Se siente orgullosa de participar activamente en el festival de cine de su ciudad: Nara International Film Festival (NIFF). Los premios otorgados son sorprendentes, muy humanos, de hecho, el ganador de 2010, Pedro González Rubio fue invitado a volver a Nara para filmar un documental como reconocimiento a su labor premiada (Alamar, 2009). El resultado, una proyección que plasma la fragilidad de la vida de los habitantes de la comunidad de Kanogawa (Totsukawamura).
Hacer una película es como cocinar. Tienes patatas, cebollas y zanahorias e intentas cocinar algo. La idea inicial es un curry, pero al final te sale un guiso. No importa, mientras esté bueno. No sabemos hacia dónde vamos, pero sí sabemos que queremos hacer algo rico y sabroso. Así es como trabajo la mayoría de las veces.

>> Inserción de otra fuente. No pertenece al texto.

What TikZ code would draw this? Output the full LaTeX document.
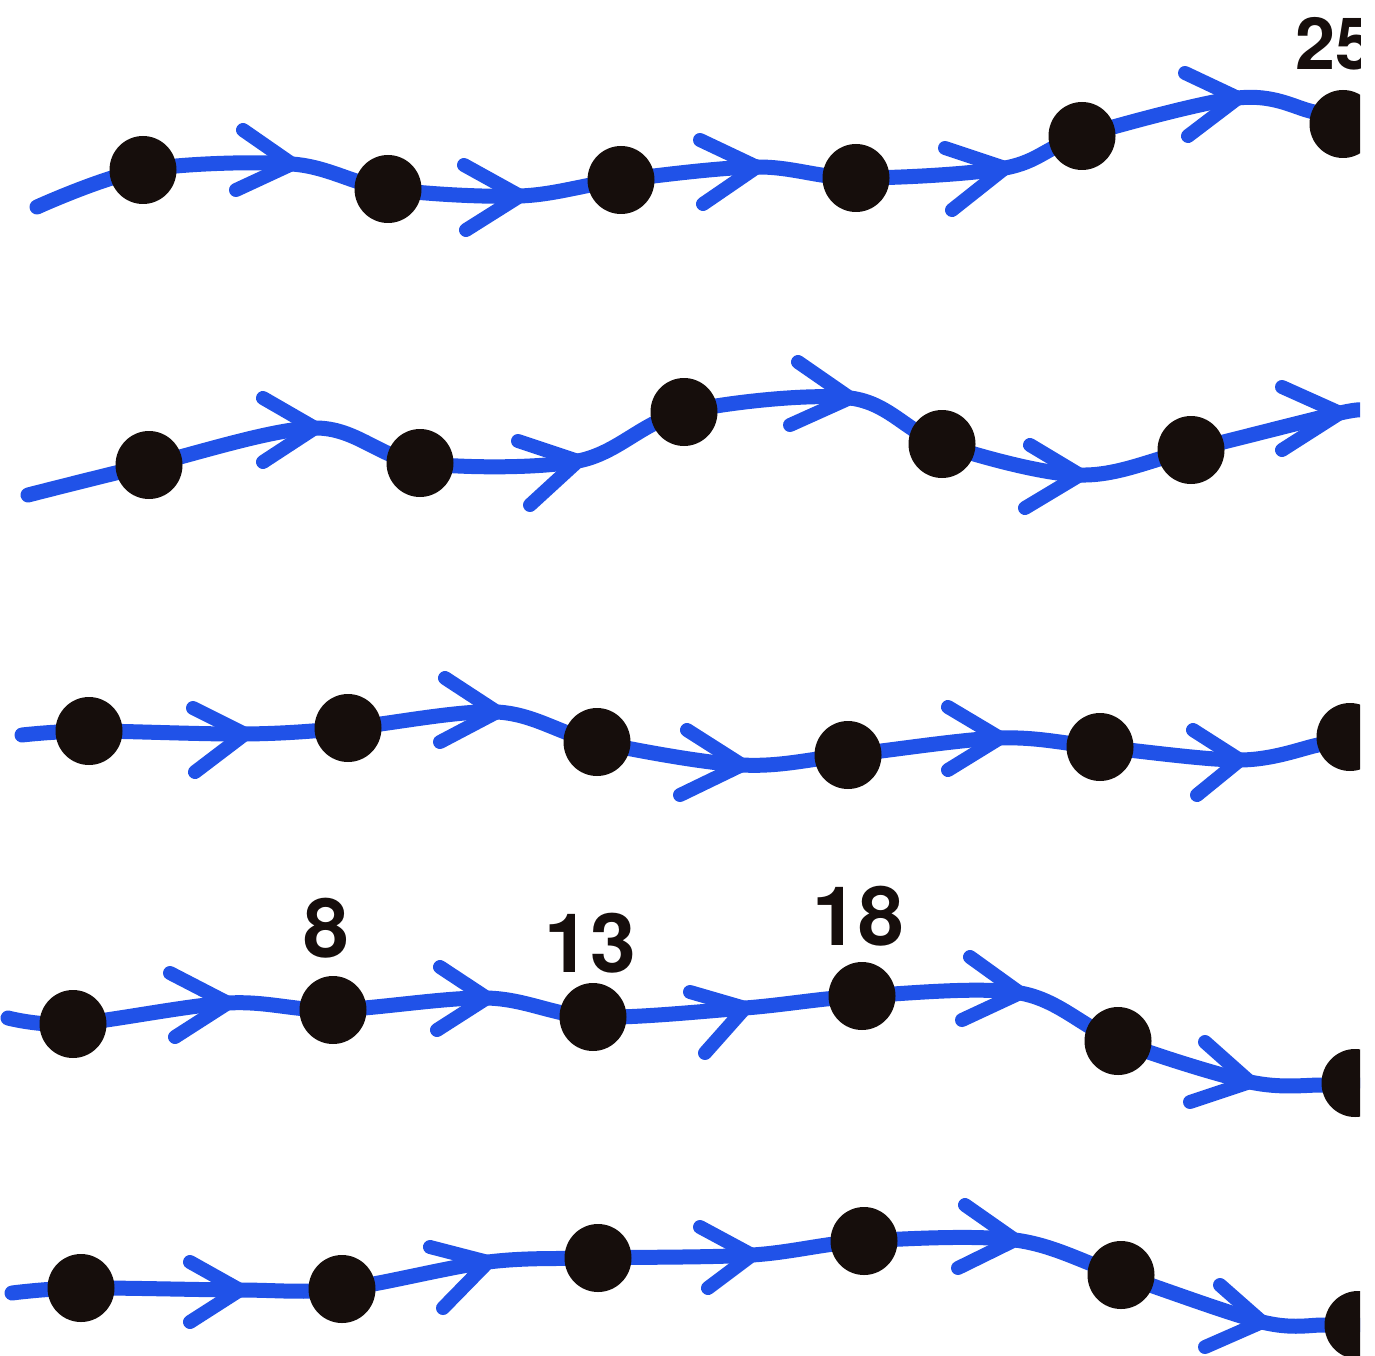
\documentclass[tikz,border=0pt]{standalone}
\usepackage{fontspec}
\setmainfont{TeX Gyre Heros}
\usetikzlibrary{shapes.geometric}
\definecolor{lineblue}{RGB}{32,82,232}
\definecolor{dotblack}{RGB}{22,14,12}
\tikzset{
  bline/.style={draw=lineblue, line width=15pt, line cap=round, line join=round},
  chevron/.style={draw=lineblue, line width=14pt, line cap=round, line join=round},
  dot/.style={ellipse, fill=dotblack, minimum width=67pt, minimum height=68pt, inner sep=0pt},
  lbl/.style={font=\fontsize{82}{82}\selectfont\bfseries, text=dotblack, inner sep=0pt},
  lblsmall/.style={font=\fontsize{72}{72}\selectfont\bfseries, text=dotblack, inner sep=0pt}
}
\begin{document}
\begin{tikzpicture}[x=1pt,y=-1pt]
\fill[white] (0,0) rectangle (1375,1356);
\useasboundingbox (0,0) rectangle (1375,1356);
\begin{scope}
\clip (0,0) rectangle (1360,1356);
% ---------- row 1 ----------
\coordinate (a0) at (37,207);
\coordinate (a1) at (143,170);
\coordinate (a2) at (388,189);
\coordinate (a3) at (621,180);
\coordinate (a4) at (856,178);
\coordinate (a5) at (1082,136);
\coordinate (a6e) at (1310,111);
\coordinate (a6) at (1343,124);
% ---------- row 2 ----------
\coordinate (b0) at (28,495);
\coordinate (b1) at (149,465);
\coordinate (b2) at (420,463);
\coordinate (b3) at (684,412);
\coordinate (b4) at (942,444);
\coordinate (b5) at (1191,450);
\coordinate (b6) at (1365,411);
% ---------- row 3 ----------
\coordinate (c0) at (22,735);
\coordinate (c1) at (89,731);
\coordinate (c2) at (348,728);
\coordinate (c3) at (597,742);
\coordinate (c4) at (848,755);
\coordinate (c5) at (1100,747);
\coordinate (c6e) at (1318,745);
\coordinate (c6) at (1350,737);
% ---------- row 4 ----------
\coordinate (d0) at (8,1018);
\coordinate (d1) at (73,1024);
\coordinate (d2) at (333,1010);
\coordinate (d3) at (593,1017);
\coordinate (d4) at (862,996);
\coordinate (d5) at (1118,1041);
\coordinate (d6e) at (1322,1085);
\coordinate (d6) at (1355,1083);
% ---------- row 5 ----------
\coordinate (e0) at (12,1293);
\coordinate (e1) at (81,1288);
\coordinate (e2) at (342,1289);
\coordinate (e3) at (598,1258);
\coordinate (e4) at (864,1241);
\coordinate (e5) at (1121,1275);
\coordinate (e6e) at (1325,1325);
\coordinate (e6) at (1358,1325);
% ---------- arrow chevrons: name/tip/upper arm/lower arm ----------
\foreach \n/\tx/\ty/\ux/\uy/\lx/\ly in {
  a1/292/164/243/130/236/190, a2/520/196/464/165/466/230, a3/757/167/700/140/703/204,
  a4/1005/168/945/148/952/210, a5/1238/98/1185/73/1188/136,
  b1/315/428/263/398/263/462, b2/578/461/518/441/530/505, b3/850/398/798/362/790/425,
  b4/1080/475/1030/445/1025/508, b5/1340/413/1282/387/1282/450,
  c1/245/734/193/708/195/772, c2/497/712/445/678/440/742, c3/742/765/687/730/680/795,
  c4/1000/738/948/707/948/770, c5/1240/760/1193/730/1197/795,
  d1/228/1003/170/973/175/1037, d2/487/998/440/967/437/1030, d3/745/1008/690/992/705/1053,
  d4/1020/993/970/957/962/1020, d5/1250/1082/1205/1042/1190/1102,
  e1/240/1290/190/1262/190/1322, e2/488/1262/430/1247/443/1308, e3/752/1255/700/1227/708/1288,
  e4/1015/1240/965/1205/958/1268, e5/1262/1322/1220/1285/1205/1347}
{
  \coordinate (t\n) at (\tx,\ty);
  \coordinate (u\n) at (\ux,\uy);
  \coordinate (l\n) at (\lx,\ly);
}
% ---------- lines ----------
\draw[bline] plot[smooth, tension=0.55] coordinates {(a0) (a1) (ta1) (a2) (ta2) (a3) (ta3) (a4) (ta4) (a5) (ta5) (a6e) (a6)};
\draw[bline] plot[smooth, tension=0.55] coordinates {(b0) (b1) (tb1) (b2) (tb2) (b3) (tb3) (b4) (tb4) (b5) (tb5) (b6)};
\draw[bline] plot[smooth, tension=0.55] coordinates {(c0) (c1) (tc1) (c2) (tc2) (c3) (tc3) (c4) (tc4) (c5) (tc5) (c6e) (c6)};
\draw[bline] plot[smooth, tension=0.55] coordinates {(d0) (d1) (td1) (d2) (td2) (d3) (td3) (d4) (td4) (d5) (td5) (d6e) (d6)};
\draw[bline] plot[smooth, tension=0.55] coordinates {(e0) (e1) (te1) (e2) (te2) (e3) (te3) (e4) (te4) (e5) (te5) (e6e) (e6)};
% ---------- chevrons ----------
\foreach \n in {a1,a2,a3,a4,a5,b1,b2,b3,b4,b5,c1,c2,c3,c4,c5,d1,d2,d3,d4,d5,e1,e2,e3,e4,e5}
  \draw[chevron] (u\n) -- (t\n) -- (l\n);
% ---------- dots ----------
\foreach \n in {a1,a2,a3,a4,a5,a6,b1,b2,b3,b4,b5,c1,c2,c3,c4,c5,c6,d1,d2,d3,d4,d5,d6,e1,e2,e3,e4,e5,e6}
  \node[dot] (N\n) at (\n) {};
% ---------- labels ----------
\node[lblsmall, anchor=base west] (L25) at (1295,70) {25};
\end{scope}
\node[lbl, anchor=base] (L8) at (326,957) {8};
\node[lbl, anchor=base] (L13) at (590,972) {13};
\node[lbl, anchor=base] (L18) at (858,945) {18};
\end{tikzpicture}
\end{document}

El proceso de edición también es importante. ¿De qué manera se van a cocinar todos estos ingredientes? No solo durante el rodaje, sino también posteriormente, se construye una película; editando se puede cambiar drásticamente todo.
Desde sus primeros filmes, grabados en 8mm y con enfoque manual, aprendió a capturar la luz y se percató, mientras caminaba, que al doblar cada esquina se iba a emocionar, descubriendo cosas nuevas en su trayectoria. Ahora no solo pasa el tiempo, sino que siente nuevas oportunidades y experiencias a cada paso.
Los protagonistas de sus películas son, en su mayoría, actores amateurs, generalmente amigos y familiares que nos brindan otra forma de reflexión, pensamientos y emociones.
Comparte su tiempo entre la realización y producción de sus películas y la vida en el campo, donde cultiva arroz y vegetales. Ejemplo de una vida que trascurre despacio y refleja, sin duda, la poesía de su cine.
Me gusta capturar lo intangible, la sensación del viento rozándonos la cara, la emoción que supone contemplar los cerezos en flor… las sensaciones, los olores, los sabores y las experiencias más íntimas de una manera orgánica.
Naomi impresiona con su magia, consigue que momentos ya vividos, desaparecidos en el tiempo, vuelvan a aparecer frente al espectador. Recrea de un modo exquisito sensaciones y sentimientos con relación a fenómenos naturales o interpersonales.
“Mientras haya luz y oscuridad seguiré haciendo lo mismo”. Ese es su sentir y la grandeza que le brinda el Dios del cine.